The next day I came for the ECG, but I was a wreck. The doctor thought it was irresponsible to make an ECG with exertion. She said with your history (6 years ago I had pulmonary embolism) it could be a pulmonary embolism. This was checked through blood work and luckily nothing turned up. Because I work in the hospital and I did not get any further with my GP, I contacted the pulmonologist who had treated me for pulmonary embolism and pneumonia in the past. He then did a chronic hyperventilation test to be sure. He concluded that I was slightly hyperventilated, but it had to be due to an underlying ailment.
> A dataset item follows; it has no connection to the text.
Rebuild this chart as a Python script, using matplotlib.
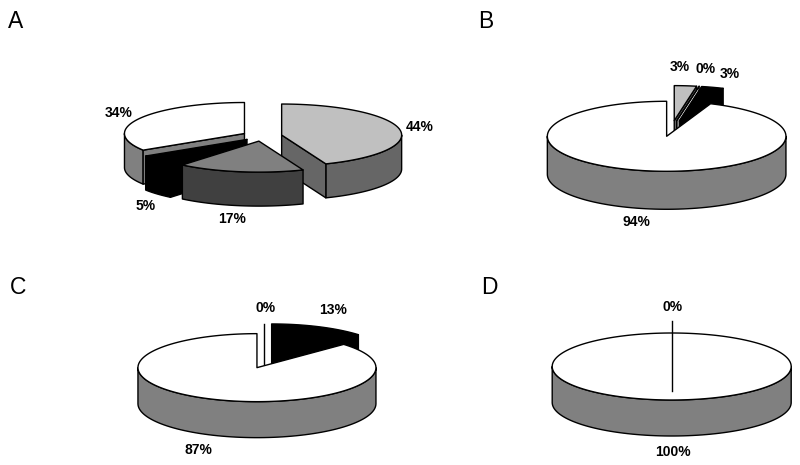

He went to refer me to the cardiologist but before I was called up I was back on the Urgent Cardiac Care ward. They got blood work done and I got nitro spray for under the tongue. After a while I felt some improvement, but was exhausted again. There was nothing to be seen in the blood and on the ECG. The cardiologist said at the time that it could be related to the small blood vessels of the heart. I received appointments for a CT scan and an ultrasound of the heart. A few days before the examinations were to take place I was again on the Urgent Cardiac Care ward. I felt bad and the pressure on the chest did not diminish. This time too the blood work and ECG looked good and I was sent home. A few days later I got the exams and the cardiologist explained that my large coronary arteries were clean and the ultrasound looked good. This was of course very reassuring, but on the other hand, it also caused a lot of uncertainty. The cardiologist referred me to a cardiologist with more knowledge of the woman’s heart. Just before Christmas of 2018 I felt a lot of pain on the right side of my chest; this was new… it didn’t subside after rest like the other complaints I had (pressure / pain) chest, shortness of breath, pressure between the shoulder blades, pain in the neck, shoulder). To be on the safe side, I was sent to the Urgent Cardiac Care ward by the GP, but even now nothing came out of the tests.
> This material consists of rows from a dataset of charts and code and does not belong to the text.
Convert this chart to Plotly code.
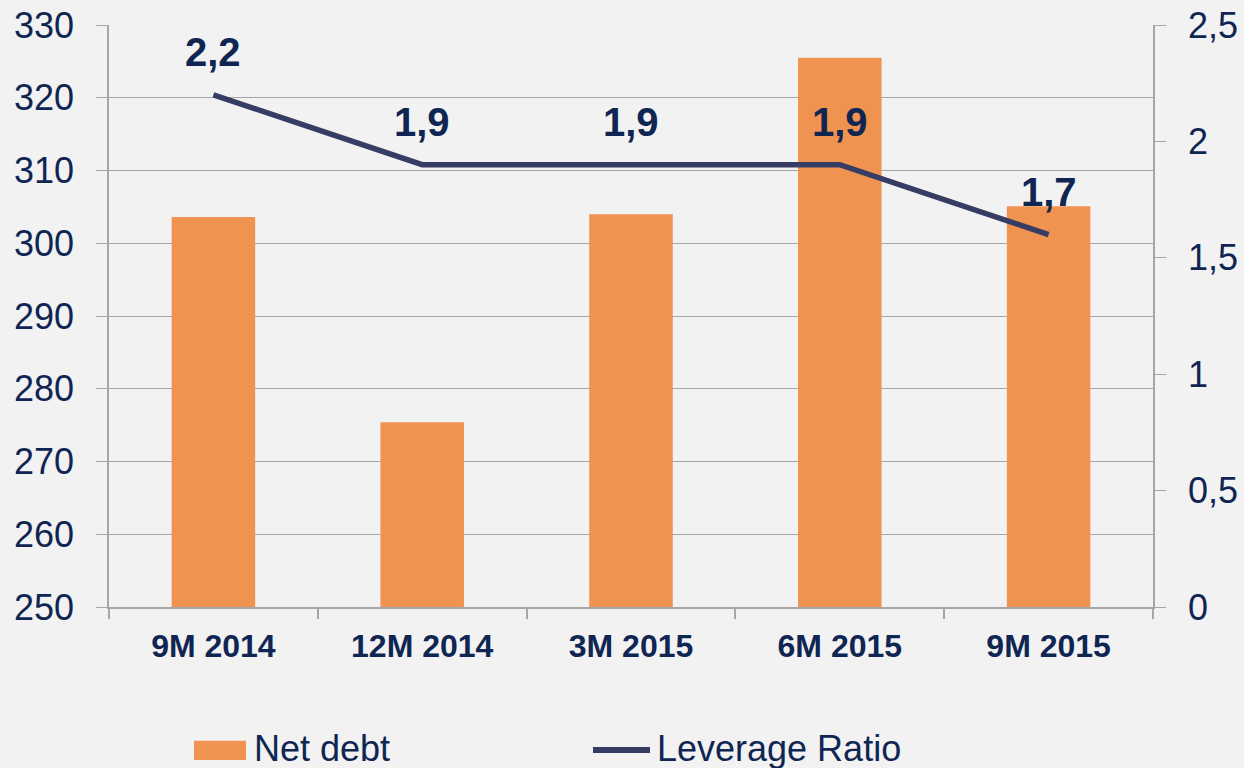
import plotly.graph_objects as go

periods = ["9M 2014", "12M 2014", "3M 2015", "6M 2015", "9M 2015"]
net_debt = [303.6, 275.4, 304.0, 325.5, 305.1]
leverage = [2.2, 1.9, 1.9, 1.9, 1.6]
leverage_labels = ["2,2", "1,9", "1,9", "1,9", "1,7"]

NAVY = "#0f2552"
ORANGE = "#f09250"
LINE = "#353d65"
GRID = "#a6a6a6"
BG = "#f2f2f2"
FONT = "Liberation Sans, Arial, sans-serif"

fig = go.Figure()
fig.add_trace(go.Bar(x=periods, y=net_debt, name="Net debt",
                     marker=dict(color=ORANGE, line=dict(width=0)),
                     showlegend=False))
fig.add_trace(go.Scatter(x=periods, y=leverage, name="Leverage Ratio",
                         yaxis="y2", mode="lines",
                         line=dict(color=LINE, width=5.5),
                         showlegend=False))

# data labels above the line points
for p, v, t in zip(periods, leverage, leverage_labels):
    fig.add_annotation(x=p, y=v, yref="y2", text=t, showarrow=False,
                       yshift=43, font=dict(family=FONT, size=40, color=NAVY,
                                            weight="bold"))

# hand-made legend (wide swatches like the original)
fig.add_shape(type="rect", xref="paper", yref="paper",
              x0=0.0814, x1=0.1312, y0=-0.263, y1=-0.230,
              fillcolor=ORANGE, line=dict(width=0))
fig.add_shape(type="line", xref="paper", yref="paper",
              x0=0.4636, x1=0.5182, y0=-0.2457, y1=-0.2457,
              line=dict(color=LINE, width=6))
fig.add_annotation(xref="paper", yref="paper", x=0.137, y=-0.2425,
                   xanchor="left", yanchor="middle", text="Net debt",
                   showarrow=False, font=dict(family=FONT, size=36, color=NAVY))
fig.add_annotation(xref="paper", yref="paper", x=0.523, y=-0.2425,
                   xanchor="left", yanchor="middle", text="Leverage Ratio",
                   showarrow=False, font=dict(family=FONT, size=36, color=NAVY))

fig.update_layout(
    width=1244, height=768,
    margin=dict(l=109, r=91, t=25, b=161, autoexpand=False),
    paper_bgcolor=BG, plot_bgcolor=BG,
    separators=", ",
    bargap=0.6,
    font=dict(family=FONT, color=NAVY),
    xaxis=dict(showline=True, linecolor=GRID, linewidth=1.5, automargin=False,
               ticks="outside", tickson="boundaries", ticklen=10,
               tickcolor=GRID, tickwidth=1.5, ticklabelstandoff=10,
               tickfont=dict(size=32, color=NAVY, weight="bold")),
    yaxis=dict(range=[250, 330], dtick=10, showgrid=True, gridcolor=GRID,
               gridwidth=1, showline=True, linecolor=GRID, linewidth=1.5,
               ticks="outside", ticklen=11, tickcolor=GRID, automargin=False,
               ticklabelstandoff=15, zeroline=False,
               tickfont=dict(size=36, color=NAVY)),
    yaxis2=dict(range=[0, 2.5], dtick=0.5, overlaying="y", side="right",
                showgrid=False, showline=True, linecolor=GRID, linewidth=1.5,
                ticks="outside", ticklen=11, tickcolor=GRID, automargin=False,
                ticklabelstandoff=15, zeroline=False,
                tickfont=dict(size=36, color=NAVY)),
)

fig.write_html("out.html", config={"displayModeBar": False},
               post_script="document.body.style.margin='0px';"
                           "document.body.style.overflow='hidden';")
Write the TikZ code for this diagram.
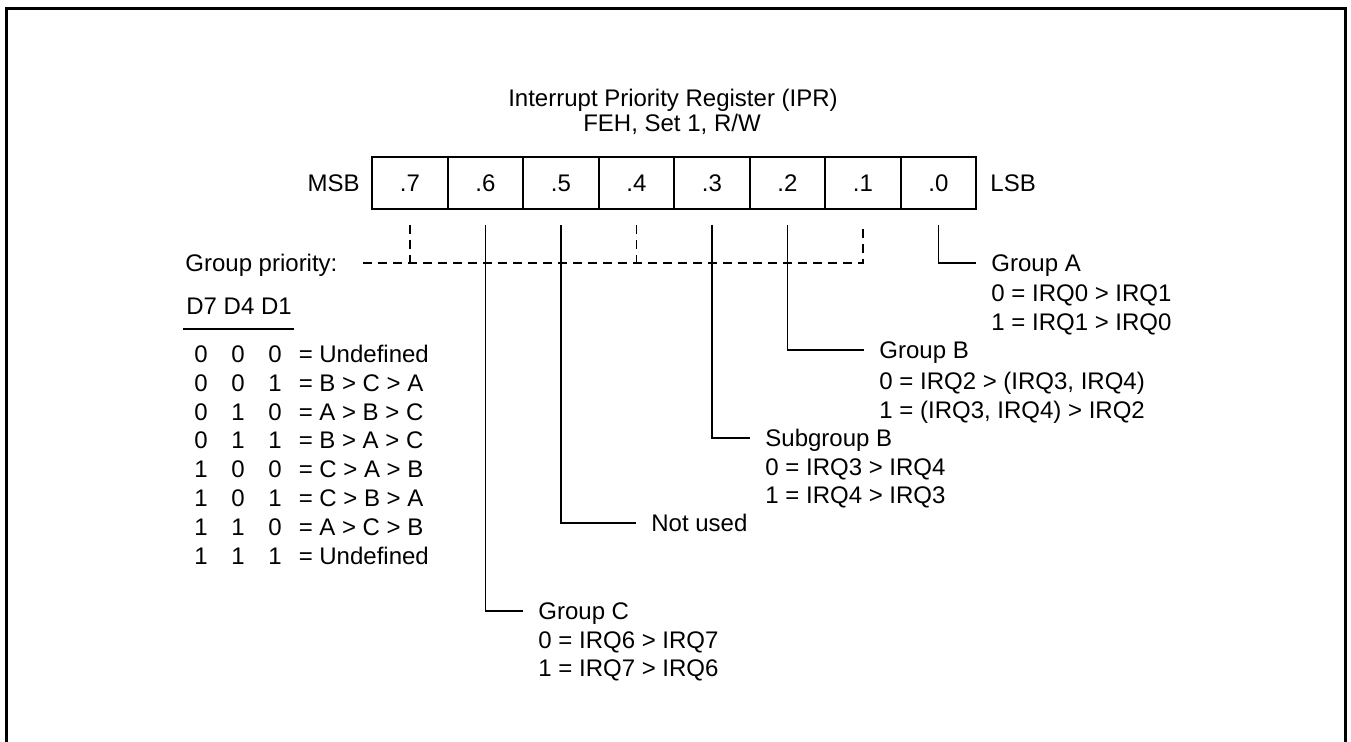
\documentclass[tikz,border=0pt]{standalone}
\usepackage{fontspec}
\setmainfont{Liberation Sans}
\usetikzlibrary{calc}

\begin{document}
\begin{tikzpicture}[x=0.5pt,y=-0.5pt,
   font=\fontsize{12pt}{14.5pt}\selectfont,
   txt/.style={inner sep=0pt,text height=8.6pt,text depth=0pt},
   lbl/.style={txt,anchor=west},
   cell/.style={txt,draw,line width=0.85pt,minimum width=37.75pt,minimum height=26pt},
   wire/.style={line width=0.85pt},
   dashy/.style={wire,dash pattern=on 4.5pt off 3pt}]
  \useasboundingbox (0,0) rectangle (1351,742);
  \draw[line width=1.5pt] (6.5,742) -- (6.5,8.3) -- (1345,8.3) -- (1345,742);

  % title
  \node[txt] (ttl) at (673,98)  {Interrupt Priority Register (IPR)};
  \node[txt] (adr) at (672,123) {FEH, Set 1, R/W};

  % register bits
  \foreach \b [count=\i from 0] in {7,...,0}
    \node[cell] (b\b) at ({410+75.5*\i},183) {.\b};
  \node[txt,anchor=east] (msb) at (360,183) {MSB};
  \node[lbl] (lsb) at (990,183) {LSB};

  % group priority bits D7, D4, D1
  \node[lbl] (gp) at (185,263) {Group priority:};
  \coordinate (dend) at (b1.south |- gp.west);
  \draw[dashy] (363,263) -- (dend) -- ([yshift=-7.5pt]b1.south);
  \draw[dashy] ([yshift=-7.5pt]b7.south) -- (b7.south |- gp.west);
  \draw[dashy] ([yshift=-7.5pt]b4.south) -- (b4.south |- gp.west);

  \node[lbl] (hd) at (186,306) {D7 D4 D1};
  \draw[wire] ([xshift=-1.5pt,yshift=-7pt]hd.south west) -- ([xshift=1pt,yshift=-7pt]hd.south east);
  \foreach \p/\q/\r/\t [count=\i from 0] in {0/0/0/Undefined,0/0/1/B > C > A,0/1/0/A > B > C,
      0/1/1/B > A > C,1/0/0/C > A > B,1/0/1/C > B > A,1/1/0/A > C > B,1/1/1/Undefined}{
    \node[txt] (p\i) at (201,{354+28.8*\i}) {\p};
    \node[txt] (q\i) at (238,{354+28.8*\i}) {\q};
    \node[txt] (r\i) at (275,{354+28.8*\i}) {\r};
    \node[txt] (e\i) at (306,{354+28.8*\i}) {=};
    \node[lbl] (t\i) at (319,{354+28.8*\i}) {\t};
  }

  % group A
  \node[lbl] (ga1) at (991,263) {Group A};
  \node[lbl] (ga2) at (991,293) {0 = IRQ0 > IRQ1};
  \node[lbl] (ga3) at (991,322) {1 = IRQ1 > IRQ0};
  % group B
  \node[lbl] (gb1) at (879,350) {Group B};
  \node[lbl] (gb2) at (879,381) {0 = IRQ2 > (IRQ3, IRQ4)};
  \node[lbl] (gb3) at (879,410) {1 = (IRQ3, IRQ4) > IRQ2};
  % subgroup B
  \node[lbl] (sb1) at (765,438) {Subgroup B};
  \node[lbl] (sb2) at (765,467) {0 = IRQ3 > IRQ4};
  \node[lbl] (sb3) at (765,495) {1 = IRQ4 > IRQ3};
  % not used
  \node[lbl] (nu)  at (651,523) {Not used};
  % group C
  \node[lbl] (gc1) at (538,611) {Group C};
  \node[lbl] (gc2) at (538,640) {0 = IRQ6 > IRQ7};
  \node[lbl] (gc3) at (538,668) {1 = IRQ7 > IRQ6};

  \draw[wire] ([yshift=-7.5pt]b0.south) |- ([xshift=-7.5pt]ga1.west);
  \draw[wire] ([yshift=-7.5pt]b2.south) |- ([xshift=-7.5pt]gb1.west);
  \draw[wire] ([yshift=-7.5pt]b3.south) |- ([xshift=-7.5pt]sb1.west);
  \draw[wire] ([yshift=-7.5pt]b5.south) |- ([xshift=-7.5pt]nu.west);
  \draw[wire] ([yshift=-7.5pt]b6.south) |- ([xshift=-7.5pt]gc1.west);
\end{tikzpicture}
\end{document}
I was so relieved that on New Year’s Eve I finally had an appointment in another hospital with a cardiologist who knew the woman’s heart. Through her I received losartan (blood pressure medication) and had an MRI with adenosine (blood flow measurement). When nothing came out of this, my heart really sank. We have decided after consultation to have my lungs checked anyway, to rule out that something is wrong with this. No sooner said than done. Had all kinds of lung function tests and a CT scan to examine my pulmonary veins. It could have been because of the pulmonary embolism I’ve had, that a little clot got stuck. At some point, you just hope that something comes out of it all, no matter what. You just want a diagnosis. My gut feeling said that nothing would come out of this, but that the small vessels of the heart had to be examined. The lung specialist indicated that my lungs were functioning excellently, but that did not explain why I was standing completely out of breath at the top of the stairs.
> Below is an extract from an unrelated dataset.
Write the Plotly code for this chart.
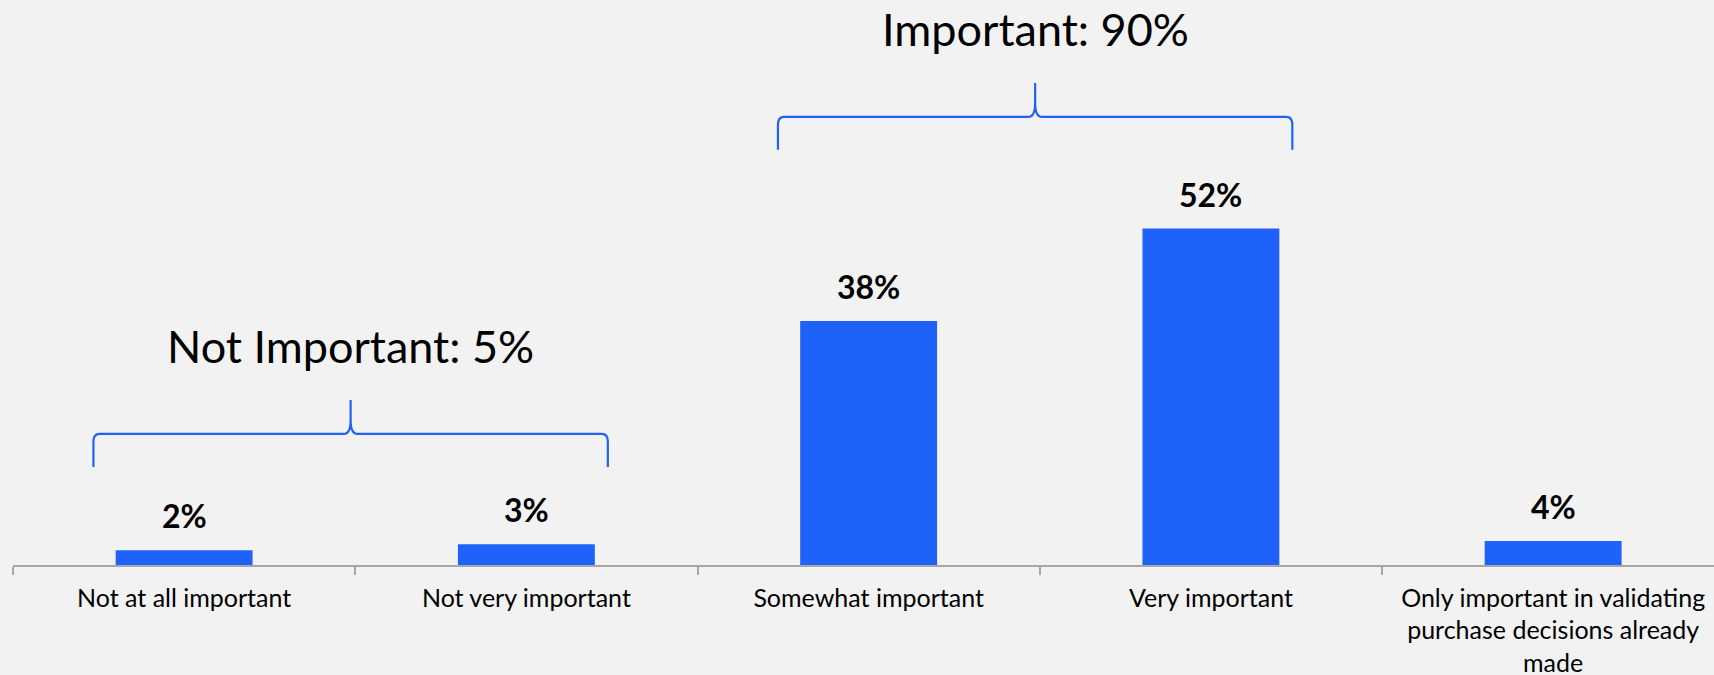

I sent an email to Heart for Women asking if they could do something for me. I then came into contact with Professor Angela Maas and briefly explained my case to her. She made sure that I could go to see her at her clinic, and this was as a real gift for me! At the end of the conversation with Dr. Maas the redeeming word was said… I have Coronary Microvascular Dysfunction. Although I don’t want this at all of course, my husband and I were very relieved that there was finally a diagnosis. Not only clear to us as a family, but also to remaining family, friends and coworkers. Because yes, that was also one thing, of course I really wanted to run around the hospital in my white suit again because that was my passion but was now impossible. Now with a diagnosis I can explain how I feel and I can better monitor my limits. Unfortunately, I still cannot function in a work situation, but I still hope to be able to do something for people with cardiovascular disease in the future.

In September of 2019, I had a catheterization with a coronary function test. They were able to measure that there is indeed resistance in my small blood vessels. Unfortunately, they cannot see what exactly is going on with the small vessels. Hopefully, with more scientific research, they can better visualize the small vessels, so that they can reach a better diagnosis and create a good treatment plan. With medication, Dr. Maas is trying to reduce my symptoms so that hopefully I can do more in the future, but a large part is that I have to adjust to my heart condition and not only me, but also my husband and two children. All day long I have to think when I do this, then I can’t do that, etc… That is very difficult with a growing family, family and friends.

I keep going and don’t let myself to be put off!